Message
from Angangueo
October 19, 2005
Dear friends joining the Monarch South Migration this
year:
Yes, no butterfly at sight yet. The rain has stopped for the moment,
although in the southern part of the country we are awiting for another
tropical storm which we hope will be not as desastrous as Stan. The news
say that none can imagine the suffering of our people there as well as
in the border with Guatemala.
We in my family were wondering what might happen in Angangueo if a natural
calamity, such as that desastrous storm would come to us.

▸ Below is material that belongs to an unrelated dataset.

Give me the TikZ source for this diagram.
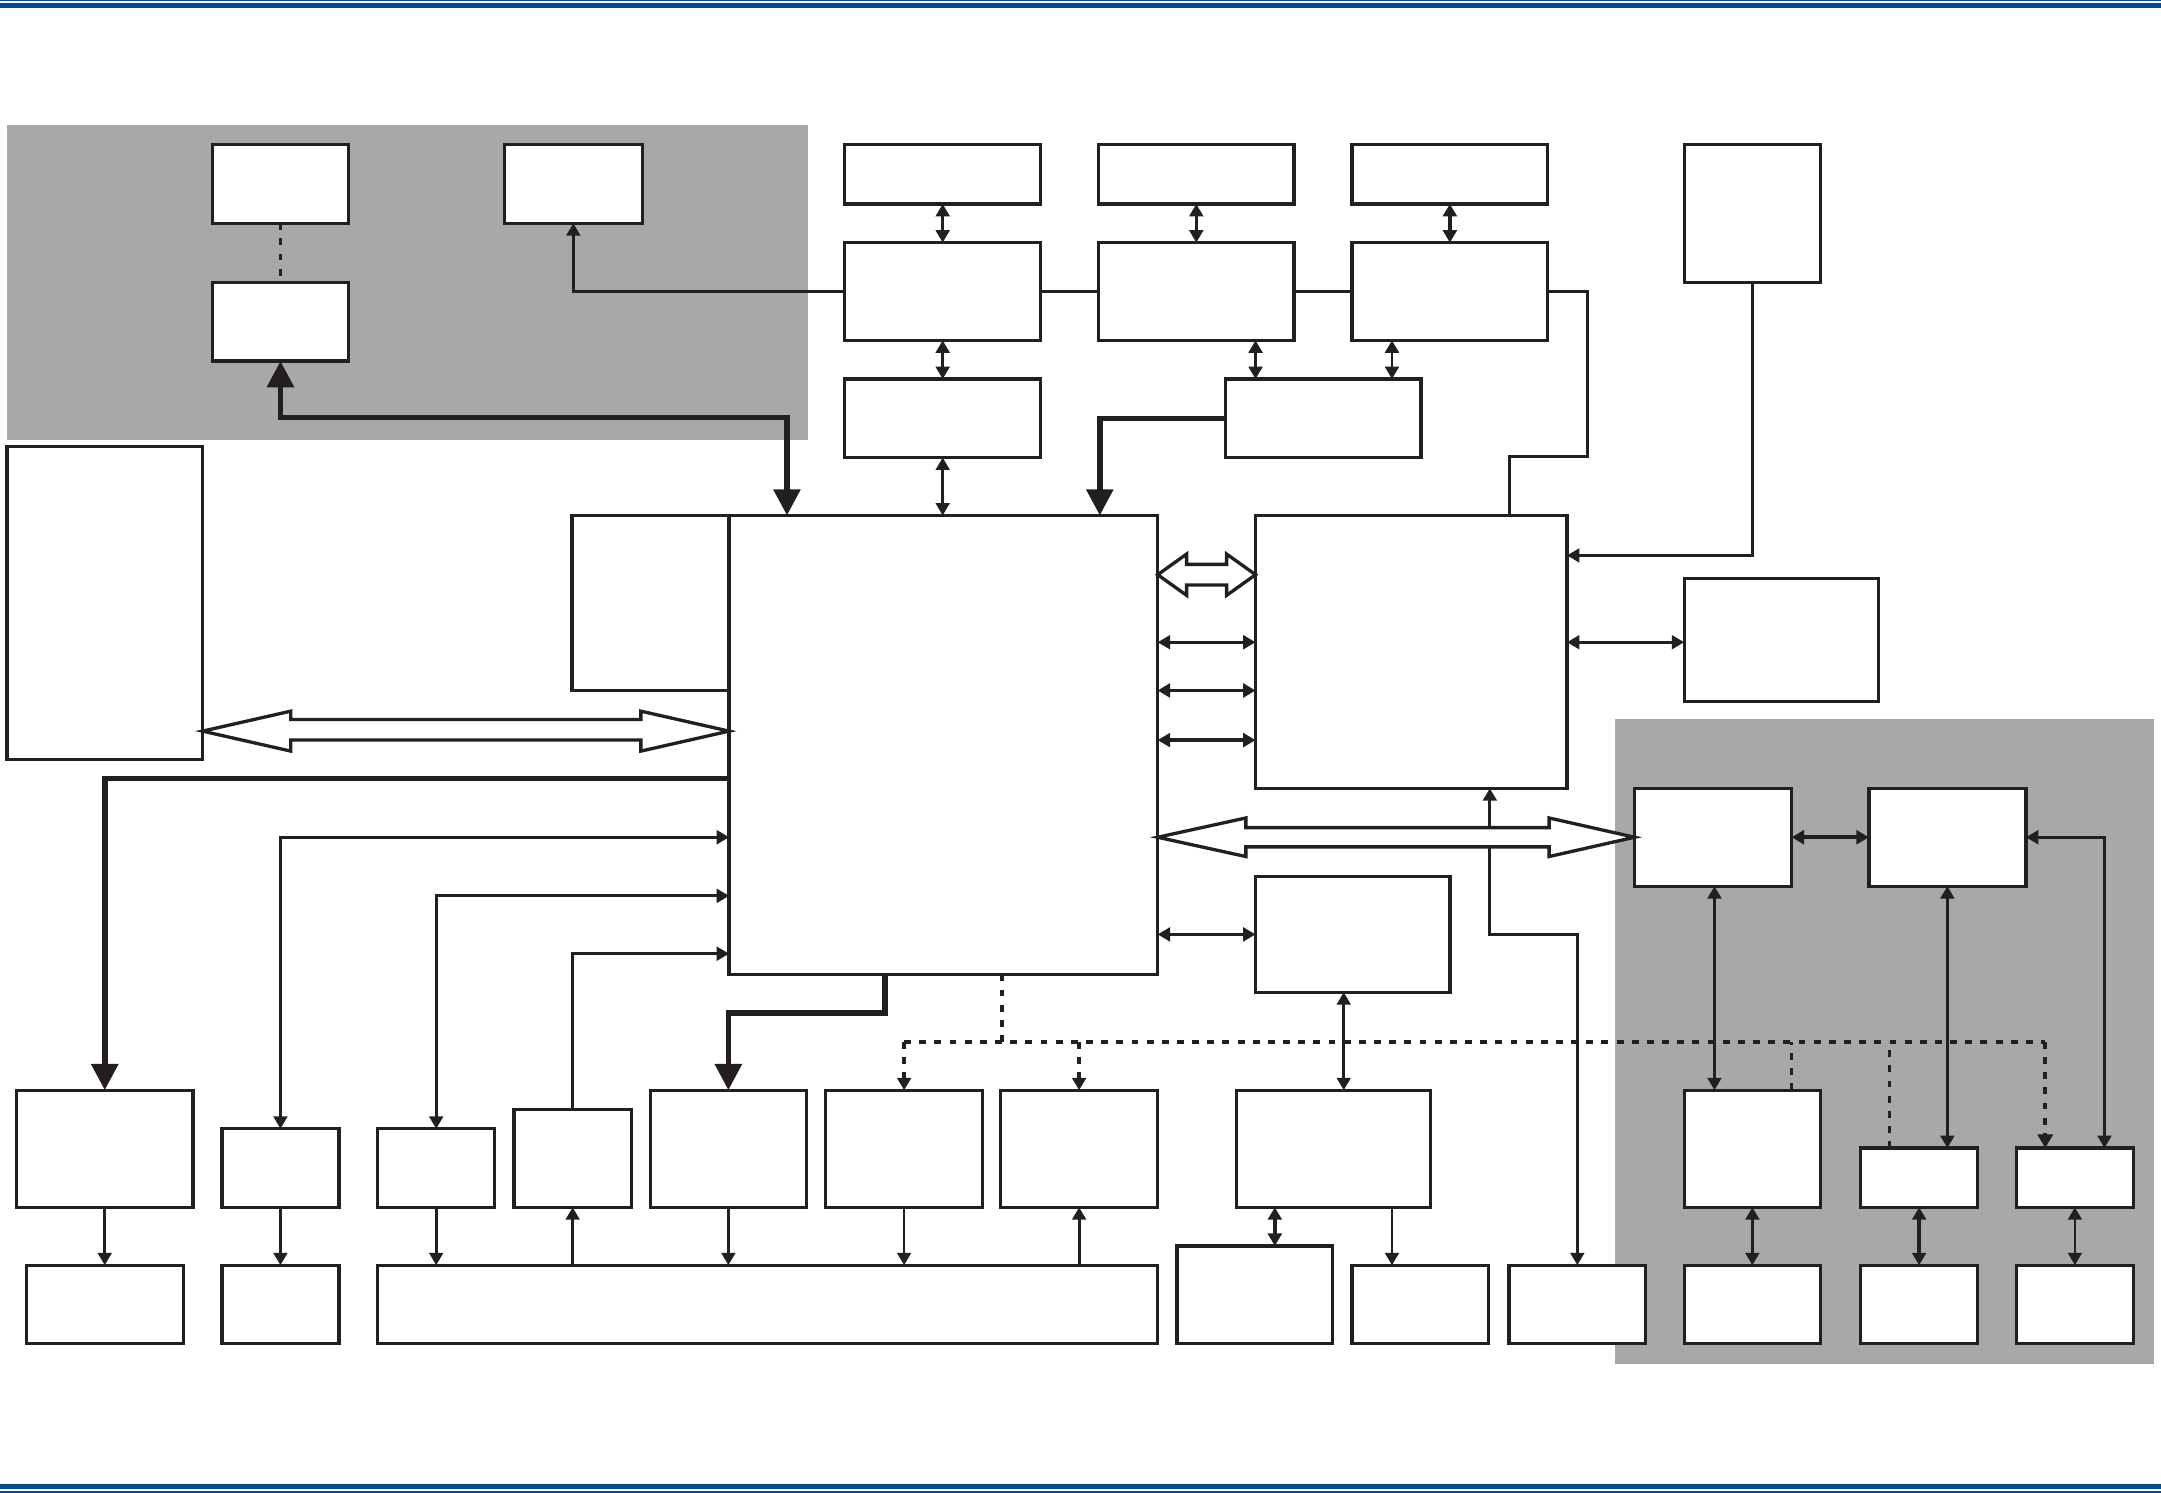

Angangueo is a town laying at the bottom of several mountains. The
town itself runs North-South in a long stripe and both sides of this "stripe" are
surrounded by mountains. The stripe inclination is such that, in case
of disaster, the mountains would protect the town from outer in-flows
(I don´t have the exact words in English to describe this), and
because of the inclination itself, the water would run down, so that
there would be no real flow in the town.
Different from decades ago, nowadays, we worry, since, because of the
high forest logging we have had in the last decade --at least--, our
mountains guarantee no real protection, but on the contrary, might be
a big danger, since big areas on them are loose earth and even erosion
in some parts. Such a natural disaster like a storm like Stan or others
ocurring in other parts of the world would cause big disasters in our
area since we have not enough consistency and strenght in our mountains
anymore.
Few people up to now, we think, really stop to reflect about this. But
we hope that the grief of our co-nationals in the south will touch our
consciousness on nature preservation more and more.